----------------------Tried--------------------------------
I tried using this component “Table from XHTML,” but it did not return the table.
I believe I would need to customize it.
---------------My Experience with Xpath----------------- I have a little experience with Xpath from reading XML. I’ve created this workflow and achieved the desired result. But with HTML I’m lost.
@Felipereis50 the nodes do work although there is a problem that the website does not seem to provide the numbers under certain circumstances. So the cell are always empty.
Here is a Python code trying to deal with that. It is built so as to extract all tables into Parquet files in a directory you can specify.
I tried starting the installation of CONDA, but I couldn’t do it.
I’m using a corporate computer, and there are restrictions on installing programs.
I won’t be able to complete it.
Based on your analysis, Xpath wouldn’t be ideal, correct?
I searched on YouTube and found some tutorials on how to perform web scraping, specifically for the site I mentioned, and I only found examples using Python.
Many of them use Python libraries. (Beautiful soup)

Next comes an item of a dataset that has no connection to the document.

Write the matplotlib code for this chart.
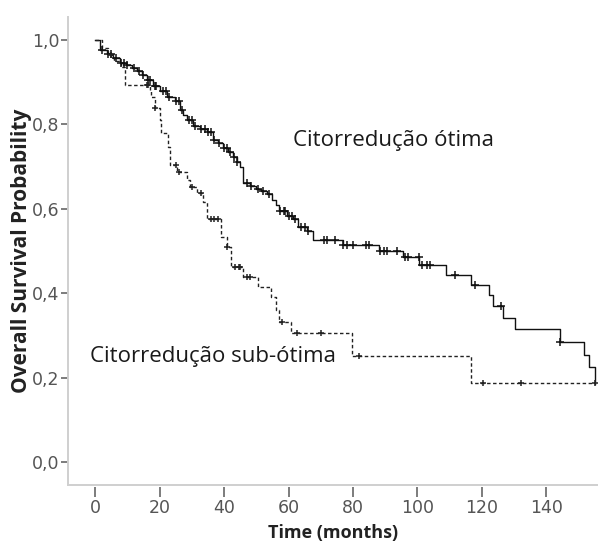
import numpy as np
import matplotlib
matplotlib.use("Agg")
import matplotlib.pyplot as plt

# ---- data ----
opt_times = [0, 1.5, 3.6, 5.5, 7.7, 9.5, 11.4, 13, 14.5, 16, 18, 20.1, 22.2, 24.8, 26.3,
             27.4, 28.4, 30.4, 32.5, 34.6, 36.6, 38.2, 39.7, 41.3, 42.8, 44.0, 44.9, 45.9,
             48, 50, 51.5, 53.2, 55, 56.2, 57, 59.5, 61.5, 63, 65.6, 67.5, 76.8, 88.2, 95.4,
             100.6, 108.9, 116.6, 122.3, 123.3, 126.6, 130.3, 144.2, 151.7, 153.3, 155.1]
opt_surv = [1.0, 0.976, 0.968, 0.957, 0.945, 0.940, 0.934, 0.926, 0.916, 0.905, 0.892, 0.878,
            0.866, 0.856, 0.834, 0.822, 0.810, 0.797, 0.790, 0.781, 0.763, 0.755, 0.745, 0.735,
            0.722, 0.711, 0.700, 0.660, 0.655, 0.648, 0.642, 0.635, 0.622, 0.608, 0.595, 0.583,
            0.575, 0.557, 0.548, 0.526, 0.514, 0.500, 0.486, 0.468, 0.443, 0.419, 0.396, 0.370,
            0.342, 0.314, 0.285, 0.253, 0.226, 0.186]
opt_censor = [2, 4, 5, 6.5, 8, 9, 10, 12, 13.5, 15, 16.5, 17, 18.5, 19, 21, 22, 23, 25, 26,
              27, 29, 30, 31, 33, 34, 35, 36, 37, 38.5, 40, 41, 42, 43, 44, 47, 48.5, 50.5,
              52, 54, 57.5, 58.5, 59, 60, 61, 62, 64, 65, 66, 71, 72, 74.5, 77, 78, 80, 84,
              85, 88.5, 89.5, 90.5, 93.5, 96, 97, 100.5, 101.5, 103, 104, 111.6, 117.7, 126,
              144.2]

sub_times = [0, 2, 4, 6, 8, 9.3, 17, 17.5, 18.6, 20.1, 20.6, 22.7, 23.2, 25.3, 28.4, 29.4,
             31.5, 33.5, 34.8, 39.2, 40.8, 42.3, 45.9, 50.6, 54.7, 56.2, 57.1, 60.7, 79.6,
             116.6, 155.1]
sub_surv = [1.0, 0.98, 0.965, 0.95, 0.935, 0.893, 0.882, 0.866, 0.838, 0.81, 0.779, 0.747,
            0.704, 0.688, 0.668, 0.652, 0.637, 0.617, 0.575, 0.534, 0.510, 0.463, 0.439,
            0.415, 0.392, 0.360, 0.332, 0.305, 0.251, 0.187, 0.187]
sub_censor = [5, 16, 16.5, 18.6, 25, 26, 30, 33, 36, 37, 38, 41, 43.5, 44.5, 45, 47, 48,
              58, 62.5, 70, 81.8, 120.4, 132.2, 155.1]

x_ticks = [0, 20, 40, 60, 80, 100, 120, 140]
y_ticks = [0.0, 0.2, 0.4, 0.6, 0.8, 1.0]
y_ticklabels = ["0,0", "0,2", "0,4", "0,6", "0,8", "1,0"]
label_opt = "Citorredução ótima"
label_sub = "Citorredução sub-ótima"


def surv_at(times, surv, t):
    idx = np.searchsorted(np.asarray(times), t, side="right") - 1
    return np.asarray(surv)[idx]


fig = plt.figure(figsize=(5.98, 5.43), dpi=100)
ax = fig.add_axes([68 / 598, (543 - 485) / 543, 1 - 68 / 598, (485 - 17) / 543])

ax.step(opt_times, opt_surv, where="post", color="#111111", lw=1.0, clip_on=False)
ax.step(sub_times, sub_surv, where="post", color="#222222", lw=1.0,
        linestyle=(0, (2.5, 1.8)), clip_on=False)
ax.plot(opt_censor, surv_at(opt_times, opt_surv, opt_censor), linestyle="none",
        marker="+", ms=6, mew=1.1, color="#111111", clip_on=False)
ax.plot(sub_censor, surv_at(sub_times, sub_surv, sub_censor), linestyle="none",
        marker="+", ms=5, mew=1.1, color="#222222", clip_on=False)

ax.set_xlim(-8.4, 156)
ax.set_ylim(-0.0545, 1.0545)

for s in ["top", "right"]:
    ax.spines[s].set_visible(False)
for s in ["left", "bottom"]:
    ax.spines[s].set_color("#cfcfcf")
    ax.spines[s].set_linewidth(1.4)

tick_font = ["Liberation Sans Narrow", "DejaVu Sans"]
ax.set_yticks(y_ticks)
ax.set_yticklabels(y_ticklabels, family=tick_font, fontsize=12.5, color="#555555")
ax.tick_params(axis="y", direction="out", length=5, width=1.2, color="#666666", pad=1)

ax.set_xticks([])
sec = ax.secondary_xaxis(-0.004)
sec.set_xticks(x_ticks)
sec.set_xticklabels([str(v) for v in x_ticks], family=tick_font, fontsize=12.5,
                    color="#555555")
sec.tick_params(axis="x", direction="out", length=7, width=1.2, color="#666666", pad=2)
sec.spines["bottom"].set_visible(False)

ax.set_ylabel("Overall Survival Probability", family=["Open Sans", "DejaVu Sans"],
              fontweight="bold", fontsize=15, color="#222222", labelpad=0)
sec.set_xlabel("Time (months)", family=["Open Sans", "DejaVu Sans"],
               fontweight="bold", fontsize=13, color="#222222", labelpad=5)

ax.text(61.3, 0.763, label_opt, family=["Open Sans", "DejaVu Sans"], fontsize=16,
        color="#1a1a1a", va="center", ha="left")
ax.text(-1.5, 0.249, label_sub, family=["Open Sans", "DejaVu Sans"], fontsize=16,
        color="#1a1a1a", va="center", ha="left")

fig.savefig("out.png", dpi=100)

Perhaps I could replicate it using Python Node based on the tutorial, but if I need to install any library on my computer, I won’t be able to proceed.
In any case, if I can’t manage it, I’ll have to resort to using Power BI as a source to capture the table.
Thank you in advance, and I’ll consider the thread closed.
@Felipereis50 having the ability to install software (namely Python) might be crucial to actually using analytics tools. In this case the Webpage Retrieval and so on do work in principal, but the data itself seems to be dynamically provided by some sort of sub-page which is not in itself accessible.
The " Table from XHTML" component does search for the (first) table element //table[1] and then for the data rows and so on if they are there. The path syntax can be somewhat confusing first but with a little trial and error you can manage … given that the data is actually there in the retrieved html/xml document.